A Windham cookie manufacturer has found a way to include her fan base in the potential growth of the company.
Jill Robbins founded Homefree after making allergy-safe treats for her son. She saw how important snacks are to children’s social activities and how children with food allergies can be marginalized and excluded, which is why her mission focused on inclusion, she says.
Robbins launched a line of cookies free of common food allergens and began promoting the importance of inclusion along with the cookies. The company generated $800,000 in revenue in 2016 and now generates nearly $2 million. As Robbins looks to grow, she is taking advantage of a relatively new law called Regulation Crowdfunding, which makes it legal for individuals to invest small amounts of money in companies. “Until 2016 you had to be an accredited investor to do equity investing,” Robbins says. “Only the wealthy were allowed to invest.
“The primary reason to do this is that we love the idea of our fans being able to be part of us in a bigger way than they are already,” Robbins says. “We often receive email and phone calls from customers who just want to thank us because Homefree made such a big impact.”

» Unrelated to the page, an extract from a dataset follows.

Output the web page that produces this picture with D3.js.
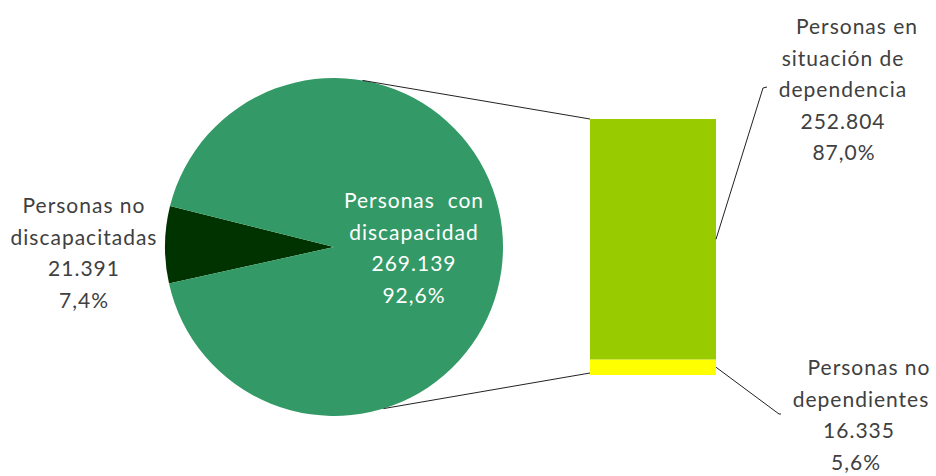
<!DOCTYPE html>
<html><head><meta charset="utf-8">
<script src="https://cdn.jsdelivr.net/npm/d3@7"></script>
<style>
html,body{margin:0;padding:0;background:#fff;}
svg text{font-family:Lato,"Open Sans",sans-serif;white-space:pre;}
</style></head>
<body><div id="chart"></div>
<script>
// ---- data ----
const pieCategories = ["Personas no discapacitadas", "Personas con discapacidad"];
const pieValues = [21391, 269139];
const piePercents = ["7,4%", "92,6%"];
const barCategories = ["Personas no dependientes", "Personas en situación de dependencia"];
const barValues = [16335, 252804];
const barPercents = ["5,6%", "87,0%"];
const fmt = v => d3.format(",")(v).replace(/,/g, ".");

const W = 936, H = 476;
const svg = d3.select("#chart").append("svg").attr("width", W).attr("height", H);

// ---- pie ----
const cx = 334, cy = 247, R = 169;
const deg = Math.PI / 180;
const pie = d3.pie().sort(null).startAngle(257.5 * deg).endAngle(257.5 * deg + 2 * Math.PI);
const arcs = pie(pieValues);
const arc = d3.arc().innerRadius(0).outerRadius(R);
const pieColors = ["#003300", "#339966"];
const gPie = svg.append("g").attr("transform", `translate(${cx},${cy})`);
gPie.selectAll("path").data(arcs).enter().append("path")
  .attr("d", arc).attr("fill", (d, i) => pieColors[i]);

// ---- bar ----
const barX = 590, barW = 126;
const y = d3.scaleLinear().domain([0, d3.sum(barValues)]).range([375, 119]);
const stacked = [];
let acc = 0;
barValues.forEach((v, i) => { stacked.push({ v, y0: acc, y1: acc + v, i }); acc += v; });
const barColors = ["#FFFF00", "#99CC00"];
svg.selectAll("rect.bar").data(stacked).enter().append("rect")
  .attr("class", "bar")
  .attr("x", barX).attr("width", barW)
  .attr("y", d => y(d.y1)).attr("height", d => y(d.y0) - y(d.y1))
  .attr("fill", d => barColors[d.i]);

// ---- connector lines pie -> bar ----
const pt = a => [cx + R * Math.sin(a * deg), cy - R * Math.cos(a * deg)];
const pTop = pt(9.7), pBot = pt(163);
svg.append("line").attr("x1", pTop[0]).attr("y1", pTop[1])
  .attr("x2", barX).attr("y2", y(d3.sum(barValues)))
  .attr("stroke", "#222").attr("stroke-width", 1);
svg.append("line").attr("x1", pBot[0]).attr("y1", pBot[1])
  .attr("x2", barX).attr("y2", y(0) - 2)
  .attr("stroke", "#222").attr("stroke-width", 1);

// ---- labels ----
const FS = 21, LH = 31.5;
function label(lines, xs, yTop, color) {
  const t = svg.append("text").attr("text-anchor", "middle")
    .attr("fill", color).attr("font-size", FS).attr("letter-spacing", 1.0);
  lines.forEach((s, i) => {
    t.append("tspan").attr("x", Array.isArray(xs) ? xs[i] : xs).attr("y", yTop + i * LH).text(s);
  });
}
// pie labels
label(["Personas no", "discapacitadas", fmt(pieValues[0]), piePercents[0]], 84, 213, "#404040");
label(["Personas  con", "discapacidad", fmt(pieValues[1]), piePercents[1]], 414, 208, "#ffffff");
// bar labels
label(["Personas en", "situación de", "dependencia", fmt(barValues[1]), barPercents[1]],
  [857, 843, 843, 843, 844], 34, "#404040");
label(["Personas no", "dependientes", fmt(barValues[0]), barPercents[0]],
  [869, 861, 859, 856], 375, "#404040");

// leader lines for bar labels
const midTop = (y(stacked[1].y0) + y(stacked[1].y1)) / 2;
const midBot = (y(stacked[0].y0) + y(stacked[0].y1)) / 2;
svg.append("polyline").attr("points", `${barX + barW},${midTop} 763,88 767,87`)
  .attr("fill", "none").attr("stroke", "#222").attr("stroke-width", 1);
svg.append("polyline").attr("points", `${barX + barW},${midBot} 779,414 781,414`)
  .attr("fill", "none").attr("stroke", "#222").attr("stroke-width", 1);
</script></body></html>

Robbins says Wefunder allows customers to make a difference. “If they can’t start a ‘free-from’ product of their own, they can support one and promote the mission of safe inclusiveness,” she says. “People care about our mission and want to help us grow, and this is potentially an opportunity for people to become part of a company and grow it.”
The Homefree brand has won a number of awards for taste and quality, as well as safety certifications for its facility. And as awareness of the need for “free-from” snacks increases among retailers and food producers, Robbins looks forward to potential competitors. “There is plenty of room and opportunity,” she says. “With more companies there can be a special section in the supermarket allowing people to purchase something for everyone.”
Homefree is a B Corp, a state designation that prioritizes social and environmental responsibility. Robbins says she chose Wefunder in part because it is also a B Corp. Unlike Kickstarter, where people are donating and getting perks, Robbins says through Wefunder a person is purely investing in something they believe in.
Robbins has raised more than raised $80,000 of her $125,000 minimum target. She says Wefunder has a following of socially responsible investors who may decide to join her existing fans to support something they feel good about.
Vera Roasting Company in Portsmouth, whose CoffVee craft coffee is infused with the same health benefits as red wine, also used the Wefunder platform and raised $168,065.